Ceci conduit à un deuxième écueil sur lequel le MoDem vient se fracasser : le MoDem n'est plus tout à fait au centre, mais il a conservé une de ses tares, le syndrome de la girouette. Depuis 2008, l'UMP n'a pas vraiment varié. Il me semble pourtant que lors des municipales, le parti orange a fait cause commune avec des listes UMP (il est vrai, c'était avant l'hémiplégie doctrinale). On nous a expliqué alors qu'Alain Juppé ou François Goulard étaient suffisamment bien pour s'allier avec eux dès le premier tour... Encore plus fameux, alors que le MoDem a soutenu Xavier Darcos au second tour à Périgueux, on refuse par principe toute éventualité d'alliance avec lui au second tour des régionales en Aquitaine... Ils étaient pourtant officiellement investis par l'UMP (sic) en 2008. Où est la cohérence dans cette stratégie (simulacre) d'indépendance ? D'aucuns me rétorqueront que je remue le passé, deux ans, c'est une éternité...
Enfin, en s'arcboutant sur cette stratégie, le MoDem reproduit la même erreur qu'aux européennes : il nationalise un débat local. Certes, la stratégie des municipales n'a pas été un franc succès. Mais changer de manière de faire à chaque élection ne présente guère d'intérêt non plus. Cela est d'autant plus visible dans les déclarations quant aux programmes régionaux. Il s'agira de décliner le projet humaniste au niveau régional. Vu l'état de délabrement d'une bonne partie des fédérations, on peut douter de la spécificité locale des programmes proposés.
Pour la bonne bouche, un exemple local de ce que je viens d'écrire par le délégué national du MoDem, Christophe Madrolle. On appréciera un premier flou sur l'existence de conseillers régionaux démocrates en PACA... il m'avait semblé qu'ils continuaient à siéger avec le groupe verts (dans lequel ils ont été élus), mais soit. Chaud devant : « Il n'est pas imaginable que Michel Vauzelle écarte le MoDem. Ce serait une erreur historique de ne pas construire une majorité social-démocrate moderne. » Et oui, braves gens, le sens de l'histoire c'est de s'allier à gauche (et rien qu'à gauche). C'est difficile aussi de critiquer le bilan d'une majorité à laquelle on appartient... L'avenir c'est la sociale-démocratie : non pas celle qui a déjà plus d'un siècle et qui a déjà échoué un peu partout en Europe, la nouvelle est « moderne », quant à savoir ce que cela signifie... Il ne m'a pas semblé que le projet humaniste fût social-démocrate... bonjour le renouvellement de l'offre politique.

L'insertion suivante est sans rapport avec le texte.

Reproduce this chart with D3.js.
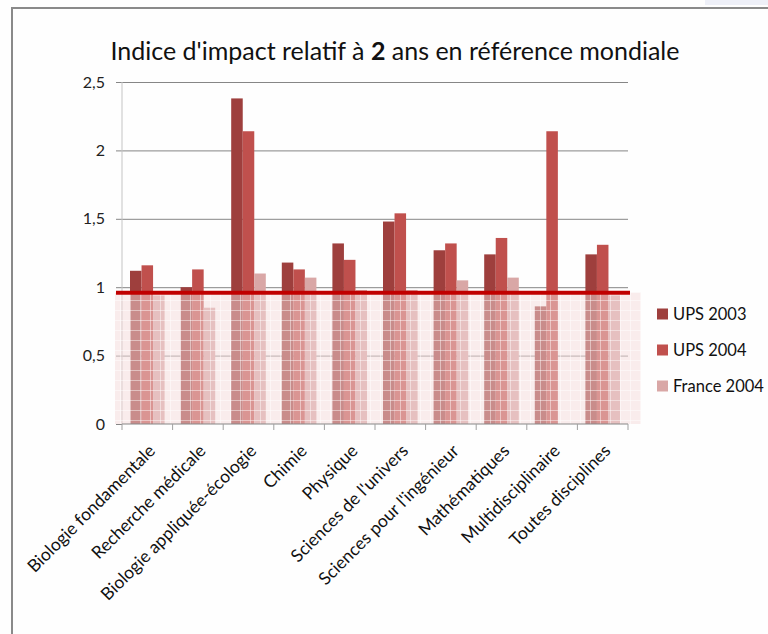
<!DOCTYPE html>
<html>
<head>
<meta charset="utf-8">
<script src="https://cdn.jsdelivr.net/npm/d3@7"></script>
<style>
  body { margin: 0; background: #fefefe; }
  svg { display: block; font-family: Lato, "Open Sans", sans-serif; }
</style>
</head>
<body>
<svg id="chart"></svg>
<script>
// categories and values
const categories = ["Biologie fondamentale", "Recherche médicale", "Biologie appliquée-écologie",
  "Chimie", "Physique", "Sciences de l'univers", "Sciences pour l'ingénieur",
  "Mathématiques", "Multidisciplinaire", "Toutes disciplines"];
const seriesNames = ["UPS 2003", "UPS 2004", "France 2004"];
const ups2003 = [1.12, 1.00, 2.38, 1.18, 1.32, 1.48, 1.27, 1.24, 0.86, 1.24];
const ups2004 = [1.16, 1.13, 2.14, 1.13, 1.20, 1.54, 1.32, 1.36, 2.14, 1.31];
const france2004 = [0.94, 0.85, 1.10, 1.07, 0.98, 0.98, 1.05, 1.07, null, 0.94];
const yTicks = [0, 0.5, 1, 1.5, 2, 2.5];
const referenceValue = 0.96;

const colors = ["#9e3f3d", "#c0504d", "#d9a7a6"];

const width = 768, height = 634;
const marginLeft = 122, marginRight = 140, marginTop = 82, marginBottom = 210;

const svg = d3.select("#chart")
    .attr("width", width)
    .attr("height", height)
    .attr("viewBox", [0, 0, width, height]);

// frame of the original picture (open on right and bottom)
svg.append("rect").attr("x", 705).attr("y", 0).attr("width", 63).attr("height", 5).attr("fill", "#eef0f8");
svg.append("path")
    .attr("d", `M12,${height} V8 H${width}`)
    .attr("fill", "none")
    .attr("stroke", "#8a8a8a")
    .attr("stroke-width", 2);

const xScale = d3.scaleBand(categories, [marginLeft, width - marginRight]);
const xSub = d3.scaleBand(seriesNames, [8, xScale.bandwidth() - 8]);
const yScale = d3.scaleLinear([0, 2.5], [height - marginBottom, marginTop]);

// gridlines + y labels
const yAxis = d3.axisLeft(yScale)
    .tickValues(yTicks)
    .tickSize(6)
    .tickFormat(d => String(d).replace(".", ","));

svg.append("g")
    .attr("transform", `translate(${marginLeft},0)`)
    .call(yAxis)
    .call(g => g.select(".domain").remove())
    .call(g => g.selectAll(".tick line").attr("stroke", "#868686"))
    .call(g => g.selectAll(".tick line").filter(d => d > 0).clone()
        .attr("x1", 0)
        .attr("x2", width - marginLeft - marginRight))
    .call(g => g.selectAll(".tick text")
        .attr("x", -17)
        .attr("font-size", 16)
        .attr("font-family", "Lato, sans-serif")
        .attr("fill", "#222"));

svg.append("line")
    .attr("x1", marginLeft).attr("x2", marginLeft)
    .attr("y1", marginTop).attr("y2", height - marginBottom)
    .attr("stroke", "#c4c4c4");

// bars
const rows = categories.map((c, i) => ({cat: c, vals: [ups2003[i], ups2004[i], france2004[i]]}));

svg.append("g")
  .selectAll("g")
  .data(rows)
  .join("g")
    .attr("transform", d => `translate(${xScale(d.cat)},0)`)
  .selectAll("rect")
  .data(d => d.vals.map((v, k) => ({k, v})).filter(e => e.v != null))
  .join("rect")
    .attr("x", e => xSub(seriesNames[e.k]))
    .attr("width", xSub.bandwidth())
    .attr("y", e => yScale(e.v))
    .attr("height", e => yScale(0) - yScale(e.v))
    .attr("fill", e => colors[e.k]);

// pale textured band under the reference line
const defs = svg.append("defs");
const pat = defs.append("pattern")
    .attr("id", "grid")
    .attr("patternUnits", "userSpaceOnUse")
    .attr("width", 10).attr("height", 10);
pat.append("path")
    .attr("d", "M0,0.5 H10 M0.5,0 V10")
    .attr("stroke", "#ffffff")
    .attr("stroke-opacity", 0.45)
    .attr("stroke-width", 1);

const bandY = yScale(referenceValue);
svg.append("rect")
    .attr("x", 115).attr("width", 641 - 115)
    .attr("y", bandY).attr("height", yScale(0) - bandY)
    .attr("fill", "#f4dada")
    .attr("fill-opacity", 0.5);
svg.append("rect")
    .attr("x", 115).attr("width", 641 - 115)
    .attr("y", bandY).attr("height", yScale(0) - bandY)
    .attr("fill", "url(#grid)");

// x axis
const xAxis = d3.axisBottom(xScale).tickSize(0).tickFormat("");
svg.append("g")
    .attr("transform", `translate(0,${yScale(0)})`)
    .call(xAxis)
    .call(g => g.select(".domain").attr("stroke", "#868686").attr("d", `M${marginLeft},0H${width - marginRight}`));

svg.append("g")
  .selectAll("line")
  .data(d3.range(categories.length + 1))
  .join("line")
    .attr("x1", i => marginLeft + i * xScale.bandwidth())
    .attr("x2", i => marginLeft + i * xScale.bandwidth())
    .attr("y1", yScale(0))
    .attr("y2", yScale(0) + 6)
    .attr("stroke", "#a0a0a0");

svg.append("g")
  .selectAll("text")
  .data(categories)
  .join("text")
    .attr("transform", d => `translate(${xScale(d) + xScale.bandwidth() / 2 + 9},${yScale(0) + 28}) rotate(-45)`)
    .attr("text-anchor", "end")
    .attr("font-size", 17.5)
    .attr("fill", "#111")
    .text(d => d);

// reference line
svg.append("line")
    .attr("x1", 116).attr("x2", 630)
    .attr("y1", bandY).attr("y2", bandY)
    .attr("stroke", "#c00000")
    .attr("stroke-width", 4);

// title
const title = svg.append("text")
    .attr("x", 395).attr("y", 60)
    .attr("text-anchor", "middle")
    .attr("font-size", 25)
    .attr("fill", "#111");
title.append("tspan").text("Indice d'impact relatif à ");
title.append("tspan").attr("font-weight", "bold").text("2");
title.append("tspan").text(" ans en référence mondiale");

// legend
const legend = svg.append("g")
  .selectAll("g")
  .data(seriesNames)
  .join("g")
    .attr("transform", (d, i) => `translate(657,${314 + i * 36})`);
legend.append("rect")
    .attr("y", -5.5).attr("width", 11).attr("height", 11)
    .attr("fill", (d, i) => colors[i]);
legend.append("text")
    .attr("x", 16).attr("dy", "0.35em")
    .attr("font-size", 16.5)
    .attr("fill", "#111")
    .text(d => d);
</script>
</body>
</html>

La machine à perdre est donc en marche. Pour l'instant les sondages ne décollent pas (hier Dolium était donné à 5 %). Une nouvelle fois, le MoDem ne rassemble rien, mais continue à perdre des soutiens. CAP 21 n'ira pas, selon toute vraisemblance, sur les listes du mouvement qu'il a cofondé (d'ailleurs, sa présidente n'arbore rien sur son site qui puisse la lier au parti de François Bayrou... excepté le logo ADLE, mais Cavada aussi demeurait dans ce groupe après son retrait). L'Alliance Centriste, bien que compatible en termes programmatiques, souille la pureté du projet démocrate... Enfin, certains s'affranchissent de la plus élémentaire des disciplines pour s'allier à Ségolène Royal dès le premier tour... les masques tombent, un peu comme à Vitrolles. Que le leader de Charente-Maritime ne s'affole pas, au MoDem, la vérité d'un jour n'est pas celle du lendemain.